Besides poor and faulty feasibility studies, the reasons for the higher costs identified by the task force included delays in land acquisition, prolonged and corrupt land valuation process, misuse of acquired land and conflict with other projects.
Projects are often formulated through a top-down approach, with political and external influences playing a major role.
“The project idea is conceived and dictated by the Minister, influential politicians, ministries, secretaries and donors. The project is presented to the Prime Minister for approval and to obtain her concurrence,” the report said.
It is then handed over to the relevant allied ministry for undertaking target-oriented feasibility studies and preparing the development project proposal with instructions for quick implementation as it is a project committed by the prime minister.
So, the projects are mostly not aligned with the department’s master plan implementation sequence and priorities while the relevant authorities have minimal input in the process.
“Feasibility studies are often undertaken merely as a formality to comply. There is a tendency to inflate project benefits and underestimate costs, especially with so-called ‘crazy mega projects’ committed by the Prime Minister,” the report said.
Land acquisition is often initiated only during the project implementation phase, causing significant delays. The delays raise costs.
The valuation of land, identification of affected individuals and assessment of losses is a lengthy process frequently marred by corruption.
The land is often diverted to non-project activities such as constructing luxury bungalows, seven-star hotels, large-scale cantonments or facilities like ports and shipyards, which may not align with the project’s objectives or intended purpose.
Conflicts with ongoing or proposed projects during project implementation lead to coordination challenges, resulting in additional time and increased costs.
For instance, the MRT-6 conflicts with Dhaka Elevated Expressway and the expressway also conflicts with RAJUK’s Kuril Flyover.
Feasibility study, securing funding or negotiating loans, obtaining project approval, tender process and other steps often take 1-3 years, delaying the project considerably.
Infrastructural project funding mechanisms frequently come with stringent and unfavourable conditions, while the sluggish disbursement of the funds leads to delays in project execution.
Foreign government-funded projects are heavily criticised for high construction costs, primarily due to the reliance on direct procurement methods or non-competitive bidding practices.
According to the report, India’s lines of credit are presented to support Bangladesh’s development across various sectors.
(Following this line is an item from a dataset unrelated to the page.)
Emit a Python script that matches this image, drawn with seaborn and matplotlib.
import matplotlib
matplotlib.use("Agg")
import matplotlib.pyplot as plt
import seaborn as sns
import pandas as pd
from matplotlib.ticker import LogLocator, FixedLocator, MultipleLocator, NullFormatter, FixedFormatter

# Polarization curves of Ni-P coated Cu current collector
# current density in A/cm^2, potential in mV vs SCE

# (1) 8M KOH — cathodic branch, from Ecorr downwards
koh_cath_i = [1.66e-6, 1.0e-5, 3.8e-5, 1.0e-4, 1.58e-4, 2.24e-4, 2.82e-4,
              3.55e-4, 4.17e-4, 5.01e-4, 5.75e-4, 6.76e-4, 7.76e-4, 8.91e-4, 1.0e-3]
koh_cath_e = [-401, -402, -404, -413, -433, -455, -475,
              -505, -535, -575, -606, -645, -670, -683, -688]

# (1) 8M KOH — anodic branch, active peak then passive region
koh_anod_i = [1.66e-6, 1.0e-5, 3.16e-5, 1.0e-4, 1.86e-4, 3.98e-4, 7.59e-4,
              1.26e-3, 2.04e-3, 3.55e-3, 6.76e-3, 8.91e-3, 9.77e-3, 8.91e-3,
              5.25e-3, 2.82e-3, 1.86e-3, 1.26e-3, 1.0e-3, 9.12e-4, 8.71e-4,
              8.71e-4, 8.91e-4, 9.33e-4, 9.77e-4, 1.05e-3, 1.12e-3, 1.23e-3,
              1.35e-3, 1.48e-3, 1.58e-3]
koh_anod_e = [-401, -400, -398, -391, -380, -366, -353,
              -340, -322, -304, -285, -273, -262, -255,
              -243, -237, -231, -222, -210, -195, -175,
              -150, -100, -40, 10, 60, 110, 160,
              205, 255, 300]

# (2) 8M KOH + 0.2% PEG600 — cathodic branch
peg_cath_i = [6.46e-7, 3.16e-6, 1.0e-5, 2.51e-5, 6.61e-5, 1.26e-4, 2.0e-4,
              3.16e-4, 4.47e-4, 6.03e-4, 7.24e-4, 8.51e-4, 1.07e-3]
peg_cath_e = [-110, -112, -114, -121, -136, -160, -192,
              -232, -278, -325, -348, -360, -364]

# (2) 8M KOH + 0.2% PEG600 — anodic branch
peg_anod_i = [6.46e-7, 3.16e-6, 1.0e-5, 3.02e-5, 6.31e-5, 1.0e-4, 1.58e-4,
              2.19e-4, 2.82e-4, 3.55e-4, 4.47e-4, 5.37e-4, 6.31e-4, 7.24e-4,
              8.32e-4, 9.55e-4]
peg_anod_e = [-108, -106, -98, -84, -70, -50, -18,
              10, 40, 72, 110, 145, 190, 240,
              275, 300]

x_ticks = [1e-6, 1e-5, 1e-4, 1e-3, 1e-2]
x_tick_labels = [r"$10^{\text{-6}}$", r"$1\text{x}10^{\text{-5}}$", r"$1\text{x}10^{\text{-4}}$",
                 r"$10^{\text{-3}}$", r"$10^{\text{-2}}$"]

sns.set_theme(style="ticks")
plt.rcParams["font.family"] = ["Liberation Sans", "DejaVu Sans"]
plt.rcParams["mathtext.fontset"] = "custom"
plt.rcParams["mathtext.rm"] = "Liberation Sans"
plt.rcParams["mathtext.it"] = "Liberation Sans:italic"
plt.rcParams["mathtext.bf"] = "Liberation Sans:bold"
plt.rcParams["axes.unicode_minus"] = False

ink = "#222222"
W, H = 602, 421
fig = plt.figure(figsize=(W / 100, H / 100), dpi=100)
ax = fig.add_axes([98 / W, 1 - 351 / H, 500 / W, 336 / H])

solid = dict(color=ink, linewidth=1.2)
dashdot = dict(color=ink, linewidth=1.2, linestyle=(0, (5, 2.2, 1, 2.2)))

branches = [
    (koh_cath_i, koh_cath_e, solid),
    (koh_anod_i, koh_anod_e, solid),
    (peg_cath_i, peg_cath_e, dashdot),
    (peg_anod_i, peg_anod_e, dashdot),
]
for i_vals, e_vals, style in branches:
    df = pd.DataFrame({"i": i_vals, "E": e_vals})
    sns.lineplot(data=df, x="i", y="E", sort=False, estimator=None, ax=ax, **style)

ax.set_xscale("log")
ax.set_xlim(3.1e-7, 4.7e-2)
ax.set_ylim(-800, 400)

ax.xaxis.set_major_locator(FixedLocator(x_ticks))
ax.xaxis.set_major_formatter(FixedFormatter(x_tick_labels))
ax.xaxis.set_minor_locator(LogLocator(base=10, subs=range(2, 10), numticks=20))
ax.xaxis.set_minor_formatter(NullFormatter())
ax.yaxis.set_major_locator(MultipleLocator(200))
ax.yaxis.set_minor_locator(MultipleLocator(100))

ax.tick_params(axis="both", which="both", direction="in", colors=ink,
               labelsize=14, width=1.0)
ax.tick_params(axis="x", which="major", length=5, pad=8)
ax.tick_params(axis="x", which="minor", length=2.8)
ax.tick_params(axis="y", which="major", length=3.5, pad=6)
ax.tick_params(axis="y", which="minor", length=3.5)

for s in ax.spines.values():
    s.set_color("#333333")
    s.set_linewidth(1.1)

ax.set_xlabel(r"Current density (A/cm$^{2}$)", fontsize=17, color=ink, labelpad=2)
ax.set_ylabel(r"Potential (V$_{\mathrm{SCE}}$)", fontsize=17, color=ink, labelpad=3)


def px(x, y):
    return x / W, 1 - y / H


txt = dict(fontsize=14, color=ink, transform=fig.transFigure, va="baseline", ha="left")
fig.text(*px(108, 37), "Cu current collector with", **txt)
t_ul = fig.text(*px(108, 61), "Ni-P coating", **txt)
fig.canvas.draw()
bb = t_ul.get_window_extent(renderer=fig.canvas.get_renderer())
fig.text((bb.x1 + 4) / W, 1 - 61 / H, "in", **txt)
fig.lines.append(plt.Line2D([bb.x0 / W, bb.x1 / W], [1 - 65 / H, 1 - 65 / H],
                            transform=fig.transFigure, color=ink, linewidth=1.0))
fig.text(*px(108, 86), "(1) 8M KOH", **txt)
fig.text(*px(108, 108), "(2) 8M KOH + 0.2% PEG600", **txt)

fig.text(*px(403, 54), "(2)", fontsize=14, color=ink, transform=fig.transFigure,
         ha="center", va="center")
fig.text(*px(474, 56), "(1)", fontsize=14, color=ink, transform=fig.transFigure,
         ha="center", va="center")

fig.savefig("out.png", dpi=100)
However, these loans come with stringent conditions that raise concerns about sovereignty and long-term economic sustainability.
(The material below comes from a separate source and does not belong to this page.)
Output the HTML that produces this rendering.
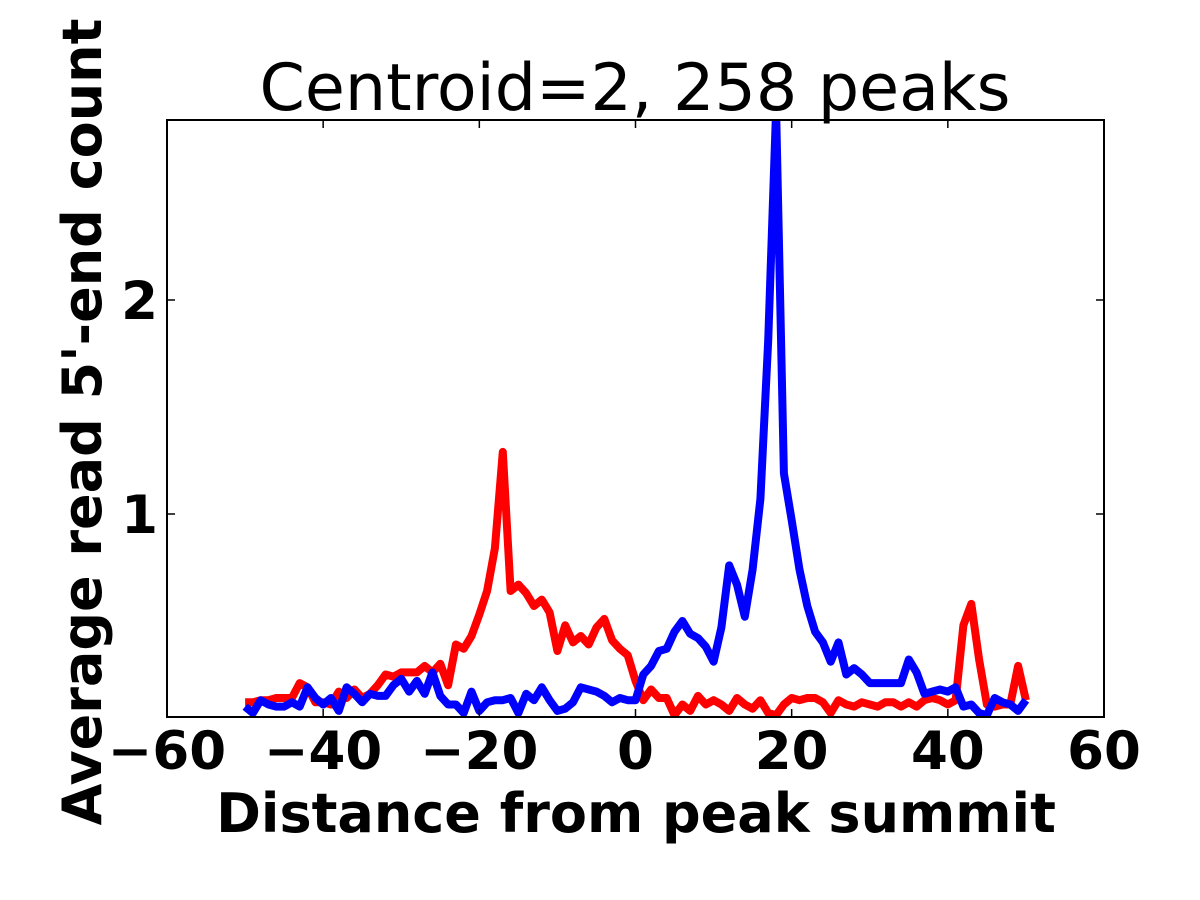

A key stipulation is that 75 percent of project content, including goods and services, must be sourced from India. This stipulation limits Bangladesh’s flexibility in procurement and often results in inflated costs and compromised quality.
Despite the completion of the mega projects, it appears that these successes have come at a hefty cost in terms of both time and resources, leading to significant resource leakage, the report said.
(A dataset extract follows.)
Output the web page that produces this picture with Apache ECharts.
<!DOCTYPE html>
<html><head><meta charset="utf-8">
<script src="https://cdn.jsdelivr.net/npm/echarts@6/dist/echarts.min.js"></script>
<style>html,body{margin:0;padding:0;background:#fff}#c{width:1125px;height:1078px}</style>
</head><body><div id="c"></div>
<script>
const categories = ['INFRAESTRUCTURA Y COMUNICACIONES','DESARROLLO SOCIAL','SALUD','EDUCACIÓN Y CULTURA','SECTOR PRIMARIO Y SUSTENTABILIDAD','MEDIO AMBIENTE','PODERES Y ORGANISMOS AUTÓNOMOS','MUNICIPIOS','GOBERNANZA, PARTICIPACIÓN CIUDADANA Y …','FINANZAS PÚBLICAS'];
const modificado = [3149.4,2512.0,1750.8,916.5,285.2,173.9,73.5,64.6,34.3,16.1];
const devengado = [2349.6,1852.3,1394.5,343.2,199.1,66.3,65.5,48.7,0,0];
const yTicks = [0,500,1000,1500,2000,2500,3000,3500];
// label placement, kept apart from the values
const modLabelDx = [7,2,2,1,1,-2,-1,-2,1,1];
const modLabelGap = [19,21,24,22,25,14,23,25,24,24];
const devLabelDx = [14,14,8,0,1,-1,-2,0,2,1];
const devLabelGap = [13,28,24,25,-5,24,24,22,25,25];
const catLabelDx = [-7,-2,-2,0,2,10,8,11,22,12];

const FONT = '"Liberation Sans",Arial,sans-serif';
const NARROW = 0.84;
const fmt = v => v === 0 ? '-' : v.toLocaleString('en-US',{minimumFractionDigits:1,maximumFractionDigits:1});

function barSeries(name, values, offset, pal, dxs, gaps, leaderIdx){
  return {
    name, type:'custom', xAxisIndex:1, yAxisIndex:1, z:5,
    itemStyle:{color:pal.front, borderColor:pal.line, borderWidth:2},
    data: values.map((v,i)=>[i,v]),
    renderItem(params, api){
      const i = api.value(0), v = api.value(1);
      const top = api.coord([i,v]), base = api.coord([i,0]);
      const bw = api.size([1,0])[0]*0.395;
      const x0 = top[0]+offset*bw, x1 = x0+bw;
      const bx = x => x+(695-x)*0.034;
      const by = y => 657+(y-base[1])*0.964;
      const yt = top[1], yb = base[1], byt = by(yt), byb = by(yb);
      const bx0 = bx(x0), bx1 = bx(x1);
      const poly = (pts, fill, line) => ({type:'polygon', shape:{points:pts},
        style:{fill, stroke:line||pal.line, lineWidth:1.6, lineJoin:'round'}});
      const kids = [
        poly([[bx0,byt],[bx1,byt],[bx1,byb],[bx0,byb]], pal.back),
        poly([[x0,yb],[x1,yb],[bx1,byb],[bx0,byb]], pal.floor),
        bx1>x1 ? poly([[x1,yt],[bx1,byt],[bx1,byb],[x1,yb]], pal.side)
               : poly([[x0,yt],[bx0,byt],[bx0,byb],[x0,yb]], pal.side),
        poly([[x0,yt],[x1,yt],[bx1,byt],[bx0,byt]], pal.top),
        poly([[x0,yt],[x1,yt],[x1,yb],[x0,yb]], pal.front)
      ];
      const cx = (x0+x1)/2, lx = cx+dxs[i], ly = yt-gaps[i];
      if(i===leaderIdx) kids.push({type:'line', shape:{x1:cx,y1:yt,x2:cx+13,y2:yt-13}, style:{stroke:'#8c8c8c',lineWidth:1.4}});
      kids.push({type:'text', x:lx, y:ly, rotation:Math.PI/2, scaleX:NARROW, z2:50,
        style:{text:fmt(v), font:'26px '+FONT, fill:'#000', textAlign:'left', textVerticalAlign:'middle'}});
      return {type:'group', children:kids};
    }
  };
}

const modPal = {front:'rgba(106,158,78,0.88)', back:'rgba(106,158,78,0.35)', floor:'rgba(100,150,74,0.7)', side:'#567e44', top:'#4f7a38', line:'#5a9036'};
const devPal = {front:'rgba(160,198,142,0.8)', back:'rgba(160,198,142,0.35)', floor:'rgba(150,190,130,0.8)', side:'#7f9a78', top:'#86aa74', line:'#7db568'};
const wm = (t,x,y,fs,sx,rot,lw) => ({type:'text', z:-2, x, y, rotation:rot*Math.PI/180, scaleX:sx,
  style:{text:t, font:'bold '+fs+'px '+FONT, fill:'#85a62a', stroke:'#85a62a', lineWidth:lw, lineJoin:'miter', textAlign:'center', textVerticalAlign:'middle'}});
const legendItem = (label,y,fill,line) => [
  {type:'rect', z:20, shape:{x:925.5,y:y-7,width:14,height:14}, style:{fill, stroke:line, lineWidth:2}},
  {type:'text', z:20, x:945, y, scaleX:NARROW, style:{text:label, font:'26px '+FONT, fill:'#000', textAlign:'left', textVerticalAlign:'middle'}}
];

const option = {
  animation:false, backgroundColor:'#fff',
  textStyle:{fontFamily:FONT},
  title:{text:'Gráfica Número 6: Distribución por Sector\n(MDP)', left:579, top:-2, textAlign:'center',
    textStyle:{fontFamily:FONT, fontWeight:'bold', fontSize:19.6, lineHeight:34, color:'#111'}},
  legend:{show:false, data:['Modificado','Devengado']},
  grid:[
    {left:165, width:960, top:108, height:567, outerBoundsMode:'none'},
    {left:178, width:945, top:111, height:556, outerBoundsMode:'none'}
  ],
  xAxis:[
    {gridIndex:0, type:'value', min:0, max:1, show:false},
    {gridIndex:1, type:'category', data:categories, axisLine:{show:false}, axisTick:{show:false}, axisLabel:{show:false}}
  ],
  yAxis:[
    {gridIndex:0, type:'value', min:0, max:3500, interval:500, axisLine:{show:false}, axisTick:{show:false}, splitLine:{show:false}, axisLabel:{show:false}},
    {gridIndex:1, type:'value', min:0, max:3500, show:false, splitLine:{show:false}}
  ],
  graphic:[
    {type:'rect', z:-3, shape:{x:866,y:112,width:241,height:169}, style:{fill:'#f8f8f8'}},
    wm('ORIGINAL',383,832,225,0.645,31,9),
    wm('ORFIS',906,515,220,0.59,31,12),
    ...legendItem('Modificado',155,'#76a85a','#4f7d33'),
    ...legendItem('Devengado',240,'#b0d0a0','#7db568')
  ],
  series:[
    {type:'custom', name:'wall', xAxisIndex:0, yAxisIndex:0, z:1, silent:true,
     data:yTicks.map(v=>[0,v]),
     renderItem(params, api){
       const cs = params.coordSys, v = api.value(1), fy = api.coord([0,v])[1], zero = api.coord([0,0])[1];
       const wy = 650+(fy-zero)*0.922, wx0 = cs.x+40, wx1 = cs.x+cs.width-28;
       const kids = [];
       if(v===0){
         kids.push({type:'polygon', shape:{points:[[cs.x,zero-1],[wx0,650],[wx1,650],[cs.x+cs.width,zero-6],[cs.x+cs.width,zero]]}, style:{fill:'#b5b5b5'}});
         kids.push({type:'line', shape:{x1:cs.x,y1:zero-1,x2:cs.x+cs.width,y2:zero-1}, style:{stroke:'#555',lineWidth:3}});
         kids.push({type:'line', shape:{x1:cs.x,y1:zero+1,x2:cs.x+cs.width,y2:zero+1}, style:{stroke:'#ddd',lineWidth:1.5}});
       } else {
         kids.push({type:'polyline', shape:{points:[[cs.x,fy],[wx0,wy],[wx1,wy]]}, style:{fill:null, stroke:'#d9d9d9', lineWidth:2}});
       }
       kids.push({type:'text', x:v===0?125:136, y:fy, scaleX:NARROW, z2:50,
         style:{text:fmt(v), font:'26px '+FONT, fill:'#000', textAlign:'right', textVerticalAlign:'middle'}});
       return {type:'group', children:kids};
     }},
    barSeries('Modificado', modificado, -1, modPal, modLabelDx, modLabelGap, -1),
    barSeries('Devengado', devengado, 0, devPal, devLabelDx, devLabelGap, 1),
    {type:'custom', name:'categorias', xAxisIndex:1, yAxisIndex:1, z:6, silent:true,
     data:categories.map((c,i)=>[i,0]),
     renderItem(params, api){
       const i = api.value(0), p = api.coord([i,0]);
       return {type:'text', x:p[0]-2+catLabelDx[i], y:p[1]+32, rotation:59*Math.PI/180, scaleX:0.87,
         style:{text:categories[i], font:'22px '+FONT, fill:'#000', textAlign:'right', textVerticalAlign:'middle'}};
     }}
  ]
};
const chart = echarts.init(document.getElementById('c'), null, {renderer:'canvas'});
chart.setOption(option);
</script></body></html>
Transport infrastructure development projects are frequently criticised for excessively high unit costs along with recurring time and cost overruns.
Quoting the World Bank’s report, the committee said road construction in Bangladesh is among the most expensive, with costs ranging from $2.5 million to $11.9 million for constructing per kilometre of four-lane or larger roads.
The high construction costs along with other factors such as high levels of corruption, delayed project completion and a lack of competition in the bidding process lead to less-than-desirable utilisation of public resources.
The main cause of the deteriorating transport system and the costly, disjointed infrastructure development is that Bangladesh’s transport infrastructure is developed through separate entities.
The ministries of road transport and bridges; local government, rural development and co-operatives; railway; shipping; and civil aviation and tourism are all involved in developing transport infrastructure.
“This division results in uncoordinated development, leading to conflicts, inefficiencies, higher costs and longer travel times.”
Subsequently, the task force suggested that all four modes of transport should be under a single ministry, which could be the transport ministry.
Transport-related projects were taken without integration among line ministries and multimodal transport master plans, so there was an overemphasis on road development and less focus on rail and inland water transport modes.
The task force also said the Planning Commission faces several inherent shortcomings: lack of expertise and strategic planning, and absence of a national project dashboard.
On the other hand, around 1,200 projects were submitted to the commission in 2024, making it difficult to verify feasibility studies, ensure alignment with national strategies and establish clear priorities.
The task force — citing China, Vietnam and Japan as examples — said the Planning Commission should have the authority to appraise, approve, coordinate and oversee all public projects.
The report also had a short assessment of four mega projects.
Despite its high cost, the Dhaka-Mawa Expressway has issues such as long queues, traffic congestion at entry points and a lack of ring roads around Dhaka city.
Instead of developing a multimodal transport system, the expressway has posed a significant threat to sustainable water transport modes.
Limited freight movement has hindered the Padma Bridge rail link project’s full potential, delaying anticipated trade benefits, travel time savings and economic impacts.
Dohazari-Cox’s Bazar Rail Line’s operational performance has been significantly below expectations. Only two pairs of trains operate daily instead of the planned 22-passenger and six freight train pairs.
Additionally, passenger traffic and revenue projections remain unmet, undermining the project’s long-term financial sustainability and limiting its intended benefits.
The costly Bangabandhu Sheikh Mujibur Rahman Tunnel has seen its traffic fall significantly short of target, resulting in daily operating losses of more than Tk 26.50 lakh.
The tunnel’s underutilisation is linked to the lack of planned industrial development in southern regions and poor integration with the existing road network.
As a result, none of the expected traffic flow, economic growth and financial returns on investment has materialised, leaving the tunnel’s full potential unrealised, it added.